What you are asked to do: Locate the word "with" in the material, then show every line that holds it.

Dataset extract:
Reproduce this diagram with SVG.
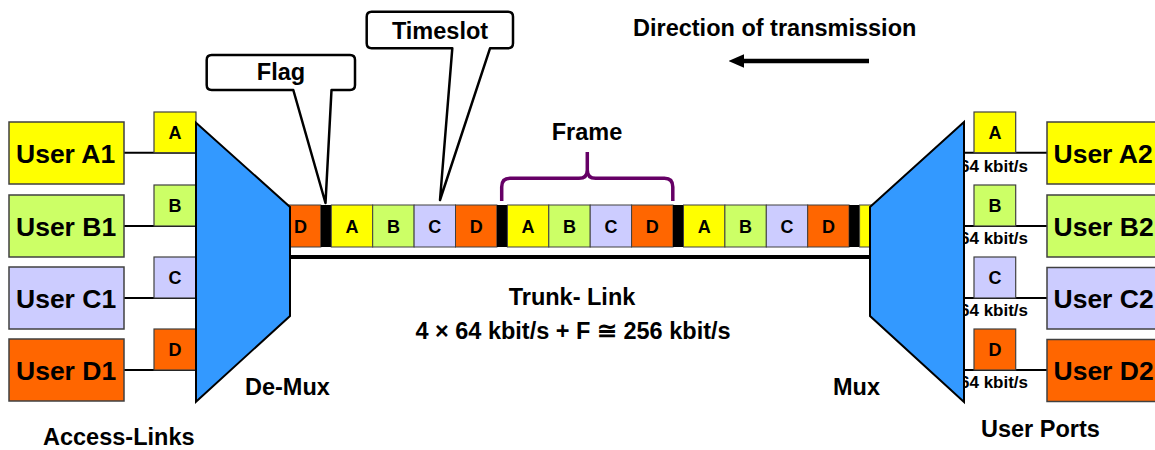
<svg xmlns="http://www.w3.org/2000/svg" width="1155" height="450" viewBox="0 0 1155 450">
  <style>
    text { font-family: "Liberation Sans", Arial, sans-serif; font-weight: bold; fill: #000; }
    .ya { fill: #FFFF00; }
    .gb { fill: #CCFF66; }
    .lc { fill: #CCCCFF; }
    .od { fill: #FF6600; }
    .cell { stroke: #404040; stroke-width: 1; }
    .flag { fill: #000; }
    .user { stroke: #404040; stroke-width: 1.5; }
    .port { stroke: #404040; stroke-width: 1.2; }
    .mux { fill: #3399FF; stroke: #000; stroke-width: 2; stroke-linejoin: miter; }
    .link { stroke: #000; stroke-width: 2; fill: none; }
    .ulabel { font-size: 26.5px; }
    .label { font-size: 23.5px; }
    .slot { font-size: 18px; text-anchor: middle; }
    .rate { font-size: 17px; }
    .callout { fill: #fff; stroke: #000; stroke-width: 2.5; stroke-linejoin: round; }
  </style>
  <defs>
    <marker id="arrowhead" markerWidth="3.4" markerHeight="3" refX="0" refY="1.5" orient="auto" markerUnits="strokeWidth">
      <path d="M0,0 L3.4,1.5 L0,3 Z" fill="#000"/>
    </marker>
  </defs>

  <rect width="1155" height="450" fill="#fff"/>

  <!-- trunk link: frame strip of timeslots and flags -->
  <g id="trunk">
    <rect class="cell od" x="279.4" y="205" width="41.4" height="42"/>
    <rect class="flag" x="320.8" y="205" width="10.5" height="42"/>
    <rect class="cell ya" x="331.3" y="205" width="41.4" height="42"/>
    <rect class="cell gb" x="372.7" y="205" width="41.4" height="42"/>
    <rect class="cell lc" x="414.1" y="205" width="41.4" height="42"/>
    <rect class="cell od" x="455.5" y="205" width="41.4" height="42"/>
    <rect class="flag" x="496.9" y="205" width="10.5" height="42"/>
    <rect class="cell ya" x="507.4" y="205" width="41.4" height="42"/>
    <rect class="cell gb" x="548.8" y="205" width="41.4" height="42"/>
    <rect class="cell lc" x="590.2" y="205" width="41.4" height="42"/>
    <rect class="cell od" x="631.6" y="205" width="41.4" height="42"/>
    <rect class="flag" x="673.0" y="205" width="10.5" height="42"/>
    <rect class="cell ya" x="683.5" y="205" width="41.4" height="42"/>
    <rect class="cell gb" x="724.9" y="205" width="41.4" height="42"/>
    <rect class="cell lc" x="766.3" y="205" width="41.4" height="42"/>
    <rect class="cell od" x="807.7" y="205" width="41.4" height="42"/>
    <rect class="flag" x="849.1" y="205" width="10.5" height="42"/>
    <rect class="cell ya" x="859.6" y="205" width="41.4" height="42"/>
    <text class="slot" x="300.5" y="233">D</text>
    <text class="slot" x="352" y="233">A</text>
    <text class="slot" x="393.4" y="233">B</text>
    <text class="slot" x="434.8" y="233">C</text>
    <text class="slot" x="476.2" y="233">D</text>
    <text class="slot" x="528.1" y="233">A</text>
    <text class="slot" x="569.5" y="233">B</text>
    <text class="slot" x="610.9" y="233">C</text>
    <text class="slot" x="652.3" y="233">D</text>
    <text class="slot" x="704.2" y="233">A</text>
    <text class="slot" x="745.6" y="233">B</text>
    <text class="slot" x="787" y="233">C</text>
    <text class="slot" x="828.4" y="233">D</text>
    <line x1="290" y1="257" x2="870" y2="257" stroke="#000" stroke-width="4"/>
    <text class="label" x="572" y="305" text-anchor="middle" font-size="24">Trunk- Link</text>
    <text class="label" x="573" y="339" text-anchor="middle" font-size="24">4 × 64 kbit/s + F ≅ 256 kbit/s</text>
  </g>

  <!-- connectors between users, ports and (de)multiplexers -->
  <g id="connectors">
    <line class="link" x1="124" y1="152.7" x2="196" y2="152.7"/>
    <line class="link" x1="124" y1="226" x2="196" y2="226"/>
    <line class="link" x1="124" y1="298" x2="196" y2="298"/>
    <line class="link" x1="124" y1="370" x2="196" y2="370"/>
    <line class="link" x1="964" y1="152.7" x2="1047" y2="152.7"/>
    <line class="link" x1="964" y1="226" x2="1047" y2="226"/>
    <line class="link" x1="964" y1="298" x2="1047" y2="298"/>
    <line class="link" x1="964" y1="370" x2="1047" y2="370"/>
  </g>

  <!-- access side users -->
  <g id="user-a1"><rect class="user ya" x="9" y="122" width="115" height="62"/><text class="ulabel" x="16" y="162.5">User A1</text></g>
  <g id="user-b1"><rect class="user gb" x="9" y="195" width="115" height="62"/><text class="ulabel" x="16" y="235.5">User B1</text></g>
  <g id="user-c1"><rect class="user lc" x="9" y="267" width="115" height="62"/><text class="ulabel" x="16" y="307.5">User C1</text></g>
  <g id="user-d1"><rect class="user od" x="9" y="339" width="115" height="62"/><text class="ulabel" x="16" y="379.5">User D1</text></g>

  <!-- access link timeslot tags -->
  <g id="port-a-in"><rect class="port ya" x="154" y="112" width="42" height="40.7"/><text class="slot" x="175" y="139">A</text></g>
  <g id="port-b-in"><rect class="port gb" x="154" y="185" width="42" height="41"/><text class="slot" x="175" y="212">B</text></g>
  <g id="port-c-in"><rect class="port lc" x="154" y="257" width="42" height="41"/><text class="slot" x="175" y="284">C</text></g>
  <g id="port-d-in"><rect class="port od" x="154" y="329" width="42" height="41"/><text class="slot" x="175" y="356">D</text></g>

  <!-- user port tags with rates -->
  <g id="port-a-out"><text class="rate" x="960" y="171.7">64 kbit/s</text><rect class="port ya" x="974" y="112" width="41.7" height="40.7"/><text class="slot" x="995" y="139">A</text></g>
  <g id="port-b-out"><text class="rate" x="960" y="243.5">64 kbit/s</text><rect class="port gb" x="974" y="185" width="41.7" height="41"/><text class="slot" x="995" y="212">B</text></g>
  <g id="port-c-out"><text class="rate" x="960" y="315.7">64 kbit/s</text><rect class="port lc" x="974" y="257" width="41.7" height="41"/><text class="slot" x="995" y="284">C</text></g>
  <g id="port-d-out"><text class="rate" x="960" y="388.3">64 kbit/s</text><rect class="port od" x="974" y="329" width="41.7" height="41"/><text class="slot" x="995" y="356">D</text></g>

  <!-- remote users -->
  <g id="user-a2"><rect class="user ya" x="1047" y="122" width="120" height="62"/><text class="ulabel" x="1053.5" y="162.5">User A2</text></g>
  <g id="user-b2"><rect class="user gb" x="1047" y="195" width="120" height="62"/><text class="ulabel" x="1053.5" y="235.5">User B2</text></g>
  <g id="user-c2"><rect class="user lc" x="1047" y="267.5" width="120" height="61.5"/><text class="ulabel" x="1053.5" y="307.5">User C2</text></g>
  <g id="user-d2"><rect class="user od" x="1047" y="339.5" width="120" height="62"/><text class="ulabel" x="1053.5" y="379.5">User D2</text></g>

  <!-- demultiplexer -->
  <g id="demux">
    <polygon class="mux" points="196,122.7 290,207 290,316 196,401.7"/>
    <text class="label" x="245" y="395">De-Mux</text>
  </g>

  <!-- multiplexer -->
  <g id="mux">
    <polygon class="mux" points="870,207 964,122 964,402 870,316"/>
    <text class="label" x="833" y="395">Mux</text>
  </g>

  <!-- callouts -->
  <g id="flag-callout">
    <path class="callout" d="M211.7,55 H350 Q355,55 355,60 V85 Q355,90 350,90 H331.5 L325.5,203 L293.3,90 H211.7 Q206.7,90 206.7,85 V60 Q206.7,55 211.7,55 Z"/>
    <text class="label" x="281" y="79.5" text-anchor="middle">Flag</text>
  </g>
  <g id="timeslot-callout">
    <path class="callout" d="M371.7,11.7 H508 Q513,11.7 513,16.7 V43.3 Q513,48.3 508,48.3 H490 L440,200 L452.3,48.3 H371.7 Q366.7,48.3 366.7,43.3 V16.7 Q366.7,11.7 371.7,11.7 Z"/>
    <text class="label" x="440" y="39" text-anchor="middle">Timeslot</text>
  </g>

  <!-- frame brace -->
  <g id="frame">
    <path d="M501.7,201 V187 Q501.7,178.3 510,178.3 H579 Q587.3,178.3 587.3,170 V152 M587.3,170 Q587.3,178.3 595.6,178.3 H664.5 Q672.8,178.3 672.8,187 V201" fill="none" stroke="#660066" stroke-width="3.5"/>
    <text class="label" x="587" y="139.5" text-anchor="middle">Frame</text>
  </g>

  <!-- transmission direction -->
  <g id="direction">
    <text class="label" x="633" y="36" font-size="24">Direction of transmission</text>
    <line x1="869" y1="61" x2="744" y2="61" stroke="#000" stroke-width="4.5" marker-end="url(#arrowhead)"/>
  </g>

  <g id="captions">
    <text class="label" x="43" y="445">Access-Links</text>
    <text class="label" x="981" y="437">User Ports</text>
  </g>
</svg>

==

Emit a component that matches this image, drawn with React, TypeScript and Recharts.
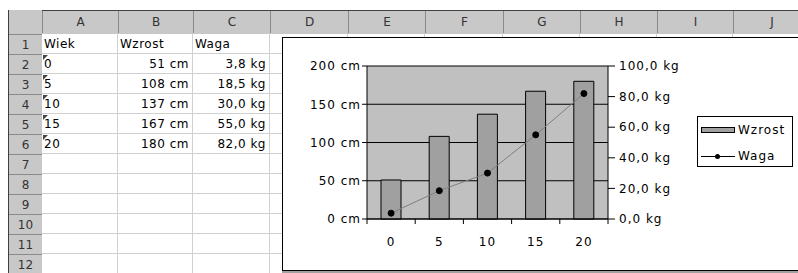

---

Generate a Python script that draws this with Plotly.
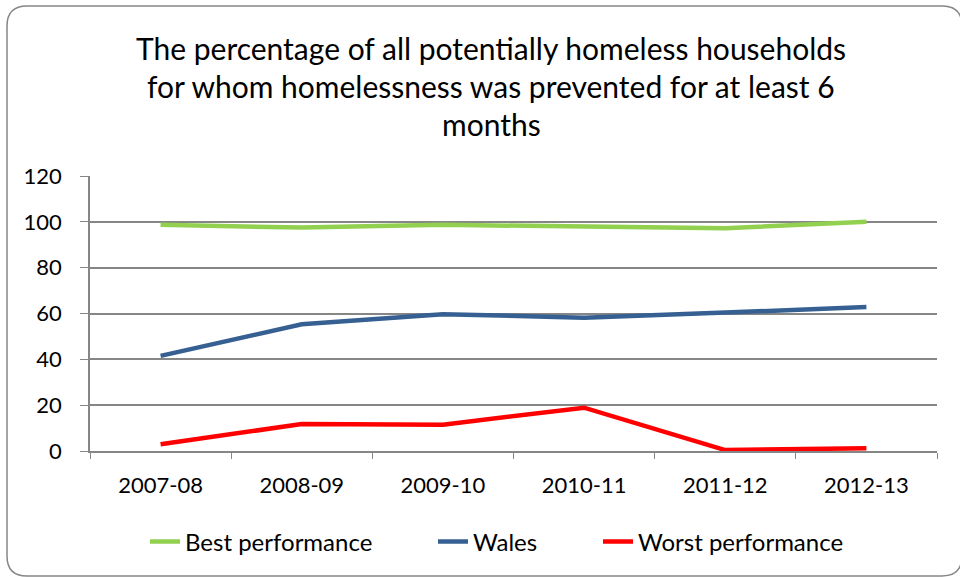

Full response:
Reproduce this diagram with SVG.
  <!-- user port tags with rates -->
Emit a component that matches this image, drawn with React, TypeScript and Recharts.
Generate a Python script that draws this with Plotly.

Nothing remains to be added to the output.